这里我自己写了一个简单爬虫，从 https://finance.yahoo.com/quote/AAPL/options?ltr=1 收集了部分数据，感兴趣的话，也可以自己改改代码，自己玩玩。

from urllib import request
from bs4 import BeautifulSoup
import pandas as pd

class ParseHtml(object):

    def __init__(self):
        self.title = []
        self.contexts = []

    def _download(self, url):

        if url is None:
            return None
        result = request.urlopen(url)
        if result.getcode() != 200:        # 判断返回的状态码 200 表示正常返回
            return None
        return result.read()

    def _parser(self, context):

        soup = BeautifulSoup(context, 'html.parser', from_encoding='utf-8')       # 用 BeautifulSoup 根据下载的内容解析内容
        table = soup.find('table', class_='puts table-bordered W(100%) Pos(r) list-options')

        heads = table.find('tr').find_all('th')              # 获取表头(所有的 th)
        t_body_trs = table.find('tbody').find_all('tr')      # 获取表格的所有行(除去表头tr外，所有的tr)

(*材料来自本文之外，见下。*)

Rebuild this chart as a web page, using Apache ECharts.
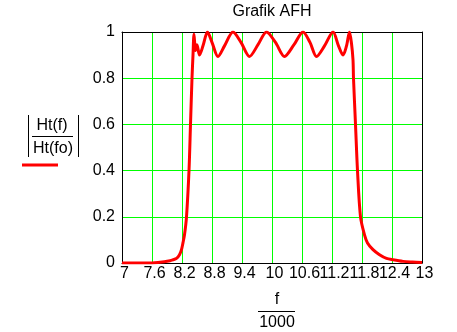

        for head in heads:
            self.title.append(head.get_text())     # 获取所有的表头值

        for bt in t_body_trs:
            tds = bt.find_all('td')           # 获取每行的所有单元格
            temp = []
            for td in tds:
                temp.append(td.get_text())    # 获取每行单元格的内容
            self.contexts.append(temp)

        return self.title, self.contexts

    def gen_data_frame(self):
        html = self._download('https://finance.yahoo.com/quote/AAPL/options?ltr=1')
        t, c = self._parser(html)
        data_frame = pd.DataFrame(c, columns=t)    # 根据提取的内容生成 pd.Dataframe
        return data_frame

if __name__ == '__main__':
    ph = ParseHtml()
    df = ph.gen_data_frame()
    print(df)

pandas 中提供了一个 to_pickle方法用于保存二进制数据和read_pickle方法把数据读回python，

numpy中提供了一个 save方法用于保存二进制数据和load方法把数据读回python，

python中对二进制进行存储是使用内置的 pickle序列化。

In [13]: frame = pd.read_csv('D:\workspaces\datatest\ex2.csv',header=None)
In [14]: frame
Out[14]: 
   0   1   2   3      4
0  1   2   3   4  hello
1  5   6   7   8  world
2  9  10  11  12    foo
In [15]: frame.to_pickle('D:\workspaces\datatest\_frame_pickle')
In [16]: pd.read_pickle('D:\workspaces\datatest\_frame_pickle')
Out[16]: 
   0   1   2   3      4
0  1   2   3   4  hello
1  5   6   7   8  world
2  9  10  11  12    foo

使用 HDF5 格式：

HDF5的是层次性数据格式(hierarchical Data Format)，能高效的读取磁盘上的二进制文件，是一个流行的工业级 C 语言库。每个HDF5文件都含有一个文件系统式的节点结构，能够存储多个数据集，并支持元数据。HDF5支持多种压缩器的及时压缩，高效的存储重复模式数据。

Python中的HDF5库有两个接口 PyTables 和 h5py。h5py提供了一种直接而高级的HDF5 API访问接口。而PyTables 则抽象HDF5法人许多细节已提供多种灵活的数据容器，表索引，查询功能以及对核外计算技术的某些支持。

pandas 有一个最小化的类似于字典的 HDFstore类，他通过PyTables 存储pandas对象：

若出现：ImportError: HDFStore requires PyTables, "No module named 'tables'" problem importing 安装 tables。pip install tables

In [4]: store = pd.HDFStore('mydata.h5')
In [5]: frame = pd.read_csv('D:\workspaces\datatest\ex2.csv',header=None)
In [6]: store['obj1'] = frame
In [7]: store
Out[7]: 
<class 'pandas.io.pytables.HDFStore'>
File path: mydata.h5

In [8]: store['obj1']
Out[8]: 
   0   1   2   3      4
0  1   2   3   4  hello
1  5   6   7   8  world
2  9  10  11  12    foo

还可以处理 Microsoft Excel 文件和数据库中的数据，这里就不介绍了，有机会后面介绍有关 python数据库相关的知识。